**Short task**: Using the listing below, give again exactly the lines from the line with "Emit a LaTeX" to the line with "(fin) at (963,323)", inclusive, without the pictures.

━━━━━ Record extracts

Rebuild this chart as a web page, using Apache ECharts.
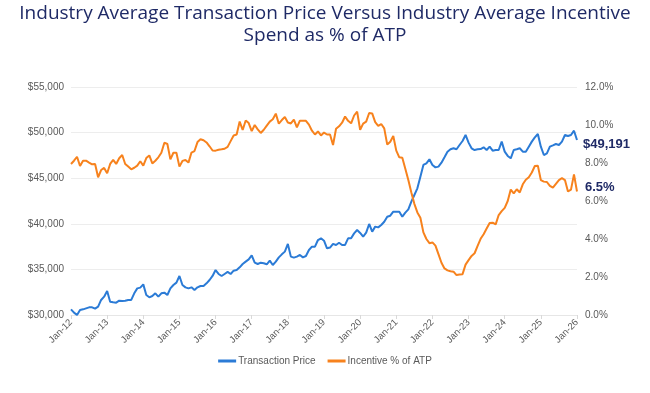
<!DOCTYPE html>
<html>
<head>
<meta charset="utf-8">
<script src="https://cdn.jsdelivr.net/npm/echarts@6/dist/echarts.min.js"></script>
<style>
html,body{margin:0;padding:0;background:#fff;}
#c{width:650px;height:393px;}
</style>
</head>
<body>
<div id="c"></div>
<script>
var monthNames = ['Jan','Feb','Mar','Apr','May','Jun','Jul','Aug','Sep','Oct','Nov','Dec'];
var startYear = 2012;
var tickLabels = ['Jan-12','Jan-13','Jan-14','Jan-15','Jan-16','Jan-17','Jan-18','Jan-19','Jan-20','Jan-21','Jan-22','Jan-23','Jan-24','Jan-25','Jan-26'];
var titleLines = ['Industry Average Transaction Price Versus Industry Average Incentive', 'Spend as % of ATP'];

var transactionPrice = [
30620,30260,30000,30550,30620,30730,30840,30840,30690,30910,31650,32010,
32630,31460,31390,31350,31570,31540,31570,31650,31650,32380,32920,33000,
33360,32190,31940,32080,32380,32010,32380,32450,32190,32920,33290,33550,
34280,33290,33030,32920,33030,32740,33030,33180,33180,33470,33840,34280,
34930,34500,34280,34500,34720,34500,34860,34930,35230,35590,35850,36100,
36540,35740,35590,35740,35670,35560,35960,35480,35850,36320,36650,36950,
37790,36400,36290,36400,36580,36320,36470,37130,37490,37490,38220,38410,
38150,37310,37400,37800,37680,37930,37680,37680,38410,38410,38950,39320,
39000,38590,39030,39980,39140,39690,39610,39870,40230,40780,40890,41330,
41330,41330,40780,41220,41590,42430,43160,43890,45170,46450,46630,47070,
46450,46190,46270,46700,47290,47910,48170,48280,48170,48640,49080,49740,
48900,48280,48090,48170,48200,48390,48090,48460,48020,48090,48090,49010,
47910,47440,47180,48090,48170,48280,47910,47910,48460,49010,49480,49850,
48460,47540,47730,48460,48600,48750,48640,49010,49740,49630,49740,50210,
49191
];

var incentivePct = [
7.95,8.12,8.33,7.84,8.12,8.12,8.02,7.93,7.95,7.25,7.63,7.74,
7.46,7.95,8.16,7.95,8.25,8.42,7.95,7.81,7.67,7.75,7.86,8.09,
7.86,8.26,8.40,7.98,8.12,8.30,8.54,9.07,9.00,8.19,8.54,8.54,
7.81,8.11,8.16,8.02,8.55,8.63,9.10,9.25,9.20,9.08,8.88,8.66,
8.65,8.70,8.72,8.75,8.85,9.15,9.45,9.50,10.18,9.74,10.24,10.10,
9.68,10.00,9.77,9.58,9.75,9.97,10.18,10.30,10.60,10.07,10.26,10.42,
10.13,10.08,10.28,9.87,10.23,10.23,10.22,10.02,9.70,9.50,9.66,9.45,
9.60,9.50,9.50,8.95,9.80,9.93,10.12,10.45,10.22,10.09,10.50,10.70,
9.75,10.07,10.18,10.63,10.61,10.15,9.95,10.05,9.82,8.97,9.12,9.42,
8.65,8.30,8.28,7.70,7.10,6.45,5.85,5.40,5.12,4.35,4.00,3.78,
3.82,3.65,3.20,2.75,2.45,2.35,2.30,2.28,2.10,2.13,2.15,2.65,
2.89,3.11,3.25,3.64,4.01,4.25,4.55,4.84,4.86,4.77,5.26,5.47,
5.64,6.00,6.60,6.40,6.62,6.45,6.88,7.12,7.25,7.50,7.84,7.86,
7.10,7.02,7.00,6.80,6.70,6.90,7.10,7.20,7.10,6.50,6.60,7.40,
6.50
];

var categories = [];
for (var i = 0; i < transactionPrice.length; i++) {
  var y = startYear + Math.floor(i / 12);
  categories.push(monthNames[i % 12] + '-' + String(y).slice(2));
}

var chart = echarts.init(document.getElementById('c'), null, {renderer: 'canvas'});
var navy = '#1f2a66';
var gray = '#595959';
var titleStyle = {
  fontFamily: 'Open Sans, sans-serif',
  fontSize: 19,
  fontWeight: 'normal',
  color: navy
};
var option = {
  animation: false,
  textStyle: {fontFamily: 'Liberation Sans, Arial, sans-serif'},
  title: [
    {text: titleLines[0], left: 'center', top: 4, padding: 0, textStyle: titleStyle},
    {text: titleLines[1], left: 'center', top: 26, padding: 0, textStyle: titleStyle}
  ],
  legend: {
    top: 351,
    left: 'center',
    icon: 'rect',
    itemWidth: 18,
    itemHeight: 3,
    itemGap: 12,
    textStyle: {fontSize: 10, color: gray, padding: [0,0,0,-3]},
    data: ['Transaction Price', 'Incentive % of ATP']
  },
  grid: {left: 71, right: 73, top: 87, bottom: 78, containLabel: false},
  xAxis: {
    type: 'category',
    data: categories,
    boundaryGap: false,
    axisLine: {show: true, lineStyle: {color: '#e6e6e6'}},
    axisTick: {
      show: true,
      length: 4,
      lineStyle: {color: '#d9d9d9'},
      interval: function (idx, val) { return tickLabels.indexOf(val) >= 0; }
    },
    axisLabel: {
      interval: function (idx, val) { return tickLabels.indexOf(val) >= 0; },
      rotate: 45,
      fontSize: 9.5,
      color: gray,
      margin: 6
    },
    splitLine: {show: false}
  },
  yAxis: [
    {
      type: 'value',
      min: 30000,
      max: 55000,
      interval: 5000,
      axisLine: {show: false},
      axisTick: {show: false},
      axisLabel: {
        fontSize: 10,
        color: gray,
        margin: 7,
        formatter: function (v) { return '$' + v.toLocaleString('en-US'); }
      },
      splitLine: {show: true, lineStyle: {color: '#ededed'}}
    },
    {
      type: 'value',
      min: 0,
      max: 12,
      interval: 2,
      position: 'right',
      axisLine: {show: false},
      axisTick: {show: false},
      axisLabel: {
        fontSize: 10,
        color: gray,
        margin: 8,
        formatter: function (v) { return v.toFixed(1) + '%'; }
      },
      splitLine: {show: false}
    }
  ],
  series: [
    {
      name: 'Transaction Price',
      type: 'line',
      data: transactionPrice,
      yAxisIndex: 0,
      showSymbol: false,
      symbol: 'none',
      lineStyle: {color: '#2b7bd6', width: 2},
      itemStyle: {color: '#2b7bd6'},
      endLabel: {
        show: true,
        offset: [-2, 4],
        formatter: function (p) { return '$' + p.value.toLocaleString('en-US'); },
        fontSize: 13,
        fontWeight: 'bold',
        color: navy
      }
    },
    {
      name: 'Incentive % of ATP',
      type: 'line',
      data: incentivePct,
      yAxisIndex: 1,
      showSymbol: false,
      symbol: 'none',
      lineStyle: {color: '#f7821d', width: 2},
      itemStyle: {color: '#f7821d'},
      endLabel: {
        show: true,
        offset: [0, -4],
        formatter: function (p) { return p.value.toFixed(1) + '%'; },
        fontSize: 13,
        fontWeight: 'bold',
        color: navy
      }
    }
  ]
};
chart.setOption(option);
</script>
</body>
</html>
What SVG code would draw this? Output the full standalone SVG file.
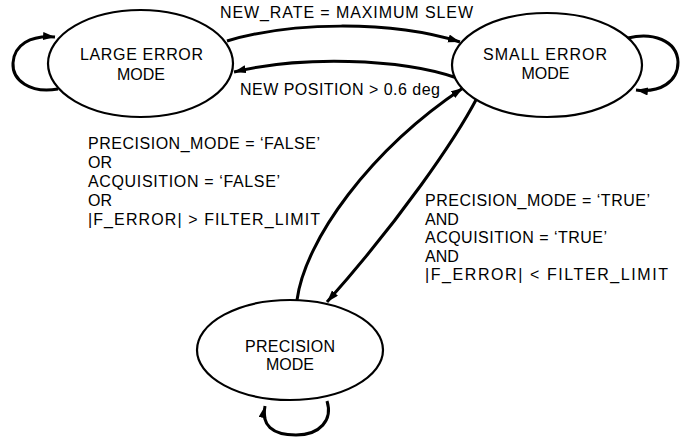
<svg xmlns="http://www.w3.org/2000/svg" width="687" height="439" viewBox="0 0 687 439">
  <style>
    .node { fill: #ffffff; stroke: #000000; stroke-width: 2.2; }
    .edge { fill: none; stroke: #000000; stroke-width: 3; }
    .lbl { font-family: "Liberation Sans", Arial, Helvetica, sans-serif; font-size: 16px; fill: #000000; }
    .nl { text-anchor: middle; }
  </style>
  <defs>
    <marker id="arr" markerUnits="userSpaceOnUse" markerWidth="14" markerHeight="10" refX="12" refY="4" orient="auto">
      <path d="M0,0 L12,4 L0,8 Z" fill="#000000"/>
    </marker>
  </defs>
  <rect x="0" y="0" width="687" height="439" fill="#ffffff"/>

  <g id="connectors">
    <path id="e-large-self" class="edge" d="M58 89 C30 94, 12 80, 13 63 C14 45, 30 35, 55 37" marker-end="url(#arr)"/>
    <path id="e-small-self" class="edge" d="M628 38 C652 32, 677 40, 678 62 C678 82, 660 93, 636 90" marker-end="url(#arr)"/>
    <path id="e-prec-self" class="edge" d="M327 401 C333 420, 320 435, 296 435 C272 435, 261 425, 265 406" marker-end="url(#arr)"/>
    <path id="e-large-small" class="edge" d="M227 41 C290 22, 390 20, 460 42" marker-end="url(#arr)"/>
    <path id="e-small-large" class="edge" d="M457 78 C400 58, 300 56, 234 72" marker-end="url(#arr)"/>
    <path id="e-prec-small" class="edge" d="M297 300 C305 240, 370 150, 463 88" marker-end="url(#arr)"/>
    <path id="e-small-prec" class="edge" d="M477 98 C455 140, 400 220, 327 302" marker-end="url(#arr)"/>
  </g>

  <g id="edge-labels">
    <text class="lbl" x="220" y="18" textLength="253" lengthAdjust="spacing">NEW_RATE = MAXIMUM SLEW</text>
    <text class="lbl" x="240" y="95" textLength="200" lengthAdjust="spacing">NEW POSITION &gt; 0.6 deg</text>
    <g id="label-to-small">
      <text class="lbl" x="88" y="149" textLength="232" lengthAdjust="spacing">PRECISION_MODE = ‘FALSE’</text>
      <text class="lbl" x="88" y="168">OR</text>
      <text class="lbl" x="88" y="187" textLength="192" lengthAdjust="spacing">ACQUISITION = ‘FALSE’</text>
      <text class="lbl" x="88" y="206">OR</text>
      <text class="lbl" x="88" y="225" textLength="232" lengthAdjust="spacing">|F_ERROR| &gt; FILTER_LIMIT</text>
    </g>
    <g id="label-to-precision">
      <text class="lbl" x="425" y="206" textLength="225" lengthAdjust="spacing">PRECISION_MODE = ‘TRUE’</text>
      <text class="lbl" x="425" y="224.5">AND</text>
      <text class="lbl" x="425" y="243" textLength="182" lengthAdjust="spacing">ACQUISITION = ‘TRUE’</text>
      <text class="lbl" x="425" y="261.5">AND</text>
      <text class="lbl" x="425" y="280" textLength="243" lengthAdjust="spacing">|F_ERROR| &lt; FILTER_LIMIT</text>
    </g>
  </g>

  <g id="node-large">
    <ellipse class="node" cx="140.5" cy="63.5" rx="92.5" ry="53.5"/>
    <text class="lbl" x="80" y="60" textLength="123" lengthAdjust="spacing">LARGE ERROR</text>
    <text class="lbl nl" x="141" y="80">MODE</text>
  </g>

  <g id="node-small">
    <ellipse class="node" cx="547" cy="65" rx="95" ry="52"/>
    <text class="lbl" x="483" y="60" textLength="124" lengthAdjust="spacing">SMALL ERROR</text>
    <text class="lbl nl" x="545.5" y="79">MODE</text>
  </g>

  <g id="node-precision">
    <ellipse class="node" cx="290" cy="350" rx="93" ry="50"/>
    <text class="lbl" x="245" y="352" textLength="90" lengthAdjust="spacing">PRECISION</text>
    <text class="lbl nl" x="290" y="370">MODE</text>
  </g>
</svg>
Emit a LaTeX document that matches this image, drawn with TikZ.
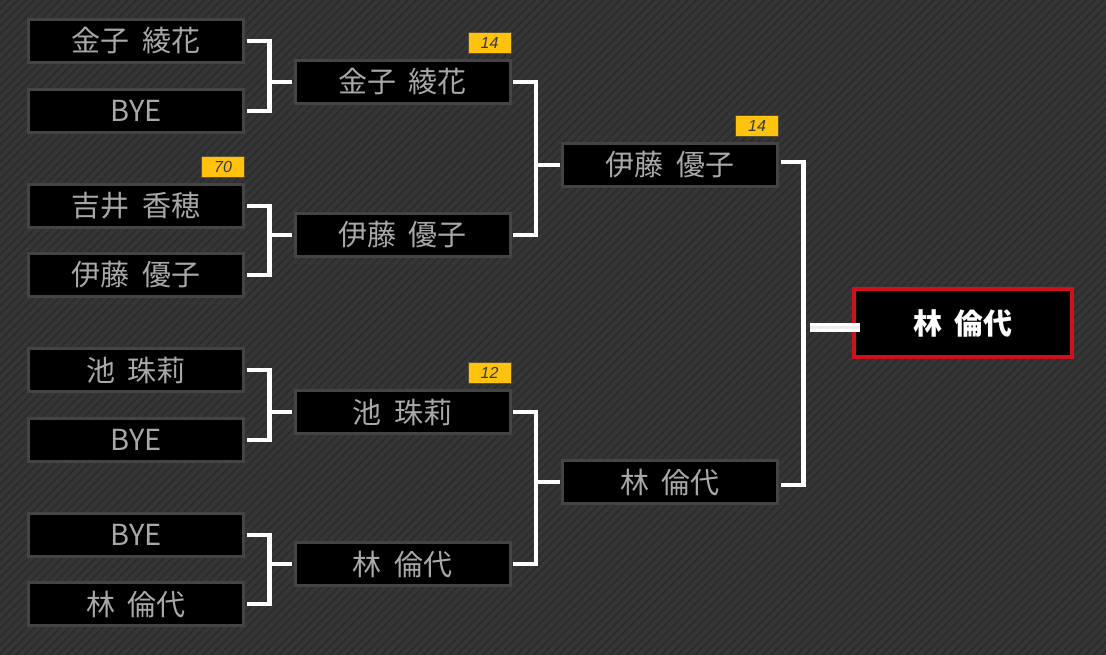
\documentclass[tikz,border=0pt]{standalone}
\usepackage{fontspec}
\newfontfamily\jp{Noto Sans CJK JP}
\newfontfamily\badgefont{Liberation Sans}
\usetikzlibrary{patterns.meta,calc}
\definecolor{bgcol}{HTML}{363636}
\definecolor{stripe}{HTML}{2C2C2C}
\definecolor{boxborder}{HTML}{444444}
\definecolor{nametext}{HTML}{A8A8A8}
\definecolor{badgefill}{HTML}{FFC20E}
\definecolor{badgeborder}{HTML}{5A5030}
\definecolor{badgetext}{HTML}{3A3A3A}
\definecolor{winred}{HTML}{D0101B}
\newcommand{\gap}{\hspace{0.42em}}
\tikzset{
  player/.style={draw=boxborder, line width=3pt, fill=black, minimum width=215pt, minimum height=43pt,
    inner sep=0pt, text=nametext, font=\jp\fontsize{29}{32}\selectfont},
  champion/.style={draw=winred, line width=3.5pt, fill=black, minimum width=218pt, minimum height=68pt,
    inner sep=0pt, text=white, font=\jp\bfseries\fontsize{29}{32}\selectfont},
  badge/.style={draw=badgeborder, line width=0.8pt, fill=badgefill, minimum width=43pt, minimum height=21pt,
    inner sep=0pt, text=badgetext, font=\badgefont\itshape\fontsize{16}{17}\selectfont, anchor=south east},
  conn/.style={draw=white, line width=4.5pt, line join=miter, line cap=butt},
  finalconn/.style={draw=white, line width=3pt, double=white!85!gray, double distance=3pt, line cap=butt}
}
\begin{document}
\begin{tikzpicture}[x=1pt,y=-1pt]
\useasboundingbox (0,0) rectangle (1106,654);
\fill[bgcol] (-3,-3) rectangle (1109,657);
\fill[pattern={Lines[angle=45,distance=6pt,line width=1.8pt]}, pattern color=stripe] (-3,-3) rectangle (1109,657);

% round 1
\node[player] (p1) at (136,41) {金子\gap 綾花};
\node[player] (p2) at (136,111) {BYE};
\node[player] (p3) at (136,206) {吉井\gap 香穂};
\node[player] (p4) at (136,275) {伊藤\gap 優子};
\node[player] (p5) at (136,370) {池\gap 珠莉};
\node[player] (p6) at (136,440) {BYE};
\node[player] (p7) at (136,535) {BYE};
\node[player] (p8) at (136,604) {林\gap 倫代};
% round 2
\node[player] (q1) at (402.5,82) {金子\gap 綾花};
\node[player] (q2) at (402.5,235) {伊藤\gap 優子};
\node[player] (q3) at (402.5,412) {池\gap 珠莉};
\node[player] (q4) at (402.5,564) {林\gap 倫代};
% round 3
\node[player] (r1) at (670,165) {伊藤\gap 優子};
\node[player] (r2) at (670,482) {林\gap 倫代};
% final
\node[champion] (fin) at (963,323) {林\gap 倫代};

% badges
\node[badge] (b1) at ($(q1.north east)+(0,-5)$) {14};
\node[badge] (b2) at ($(p3.north east)+(0,-5)$) {70};
\node[badge] (b3) at ($(q3.north east)+(0,-5)$) {12};
\node[badge] (b4) at ($(r1.north east)+(0,-5)$) {14};

% connectors round 1 -> 2
\foreach \a/\b/\w in {p1/p2/q1, p3/p4/q2, p5/p6/q3, p7/p8/q4}{
  \draw[conn] ($(\a.east)+(1.5,0)$) -- ++(23,0) |- ($(\b.east)+(1.5,0)$);
  \draw[conn] ($(\w.west)+(-1.5,0)$) -- ++(-23,0);
}
% round 2 -> 3
\foreach \a/\b/\w in {q1/q2/r1, q3/q4/r2}{
  \draw[conn] ($(\a.east)+(1.5,0)$) -- ++(23,0) |- ($(\b.east)+(1.5,0)$);
  \draw[conn] ($(\w.west)+(-1.5,0)$) -- ++(-23,0);
}
% round 3 -> final
\draw[conn] ($(r1.east)+(1.5,-3)$) -- ++(23,0) |- ($(r2.east)+(1.5,3)$);
\coordinate (stub) at (810,327);
\draw[finalconn] (stub) -- ($(fin.west)+(8,4)$);
\end{tikzpicture}
\end{document}
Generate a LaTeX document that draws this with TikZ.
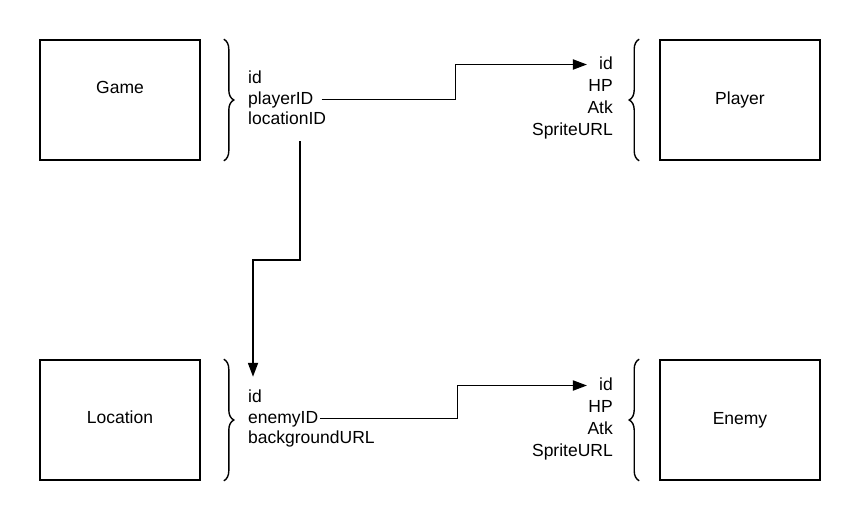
\documentclass[tikz,border=0pt]{standalone}
\usepackage{fontspec}
\setmainfont{Liberation Sans}
\usetikzlibrary{arrows.meta, decorations.pathreplacing}

\begin{document}
\begin{tikzpicture}[x=1pt, y=-1pt,
  font=\fontsize{17.5}{21}\selectfont,
  box/.style={draw, line width=1.6pt, minimum width=160pt, minimum height=120pt},
  field/.style={inner ysep=0pt, inner xsep=2pt, text height=13pt, text depth=4pt},
  brace/.style={line width=1.4pt, decorate, decoration={brace, amplitude=10pt}},
  link/.style={line width=1.8pt, -{Triangle[length=14pt, width=10pt]}}]
  \useasboundingbox (0,0) rectangle (860,520);

  % tables
  \node[box, text depth=26pt] (game) at (120,100) {Game};
  \node[box] (player) at (740,100) {Player};
  \node[box, text depth=6pt] (location) at (120,420) {Location};
  \node[box, text depth=4pt] (enemy) at (740,420) {Enemy};

  % braces
  \draw[brace] ([xshift=23pt]game.north east) -- ([xshift=23pt]game.south east);
  \draw[brace] ([xshift=23pt]location.north east) -- ([xshift=23pt]location.south east);
  \draw[brace] ([xshift=-20pt]player.south west) -- ([xshift=-20pt]player.north west);
  \draw[brace] ([xshift=-20pt]enemy.south west) -- ([xshift=-20pt]enemy.north west);

  % fields
  \node[field, anchor=base west] (gId) at (246,83) {id};
  \node[field, anchor=base west] (gPlayer) at (246,104) {playerID};
  \node[field, anchor=base west] (gLocation) at (246,124) {locationID};

  \node[field, anchor=base east] (pId) at (615,69) {id};
  \node[field, anchor=base east] (pHP) at (615,91) {HP};
  \node[field, anchor=base east] (pAtk) at (615,113) {Atk};
  \node[field, anchor=base east] (pSprite) at (615,135) {SpriteURL};

  \node[field, anchor=base west] (lId) at (246,402) {id};
  \node[field, anchor=base west] (lEnemy) at (246,423) {enemyID};
  \node[field, anchor=base west] (lBackground) at (246,443) {backgroundURL};

  \node[field, anchor=base east] (eId) at (615,390) {id};
  \node[field, anchor=base east] (eHP) at (615,412) {HP};
  \node[field, anchor=base east] (eAtk) at (615,434) {Atk};
  \node[field, anchor=base east] (eSprite) at (615,456) {SpriteURL};

  % links
  \draw[link, shorten <=6pt, shorten >=10pt] (gPlayer.east) -- ++(140,0) |- (pId.west);
  \draw[link, shorten >=10pt] (lEnemy.east) -- ++(137,0) |- (eId.west);
  \draw[link, shorten >=12pt] ([xshift=13pt, yshift=-13pt]gLocation.south) -- ++(0,119) -| ([xshift=-2pt]lId.north);
\end{tikzpicture}
\end{document}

━━━━━━━━━━

**Response**:
Emit a LaTeX document that matches this image, drawn with TikZ.
\documentclass[tikz,border=0pt]{standalone}
\usepackage{fontspec}
\newfontfamily\jp{Noto Sans CJK JP}
\newfontfamily\badgefont{Liberation Sans}
\usetikzlibrary{patterns.meta,calc}
\definecolor{bgcol}{HTML}{363636}
\definecolor{stripe}{HTML}{2C2C2C}
\definecolor{boxborder}{HTML}{444444}
\definecolor{nametext}{HTML}{A8A8A8}
\definecolor{badgefill}{HTML}{FFC20E}
\definecolor{badgeborder}{HTML}{5A5030}
\definecolor{badgetext}{HTML}{3A3A3A}
\definecolor{winred}{HTML}{D0101B}
\newcommand{\gap}{\hspace{0.42em}}
\tikzset{
  player/.style={draw=boxborder, line width=3pt, fill=black, minimum width=215pt, minimum height=43pt,
    inner sep=0pt, text=nametext, font=\jp\fontsize{29}{32}\selectfont},
  champion/.style={draw=winred, line width=3.5pt, fill=black, minimum width=218pt, minimum height=68pt,
    inner sep=0pt, text=white, font=\jp\bfseries\fontsize{29}{32}\selectfont},
  badge/.style={draw=badgeborder, line width=0.8pt, fill=badgefill, minimum width=43pt, minimum height=21pt,
    inner sep=0pt, text=badgetext, font=\badgefont\itshape\fontsize{16}{17}\selectfont, anchor=south east},
  conn/.style={draw=white, line width=4.5pt, line join=miter, line cap=butt},
  finalconn/.style={draw=white, line width=3pt, double=white!85!gray, double distance=3pt, line cap=butt}
}
\begin{document}
\begin{tikzpicture}[x=1pt,y=-1pt]
\useasboundingbox (0,0) rectangle (1106,654);
\fill[bgcol] (-3,-3) rectangle (1109,657);
\fill[pattern={Lines[angle=45,distance=6pt,line width=1.8pt]}, pattern color=stripe] (-3,-3) rectangle (1109,657);

% round 1
\node[player] (p1) at (136,41) {金子\gap 綾花};
\node[player] (p2) at (136,111) {BYE};
\node[player] (p3) at (136,206) {吉井\gap 香穂};
\node[player] (p4) at (136,275) {伊藤\gap 優子};
\node[player] (p5) at (136,370) {池\gap 珠莉};
\node[player] (p6) at (136,440) {BYE};
\node[player] (p7) at (136,535) {BYE};
\node[player] (p8) at (136,604) {林\gap 倫代};
% round 2
\node[player] (q1) at (402.5,82) {金子\gap 綾花};
\node[player] (q2) at (402.5,235) {伊藤\gap 優子};
\node[player] (q3) at (402.5,412) {池\gap 珠莉};
\node[player] (q4) at (402.5,564) {林\gap 倫代};
% round 3
\node[player] (r1) at (670,165) {伊藤\gap 優子};
\node[player] (r2) at (670,482) {林\gap 倫代};
% final
\node[champion] (fin) at (963,323) {林\gap 倫代};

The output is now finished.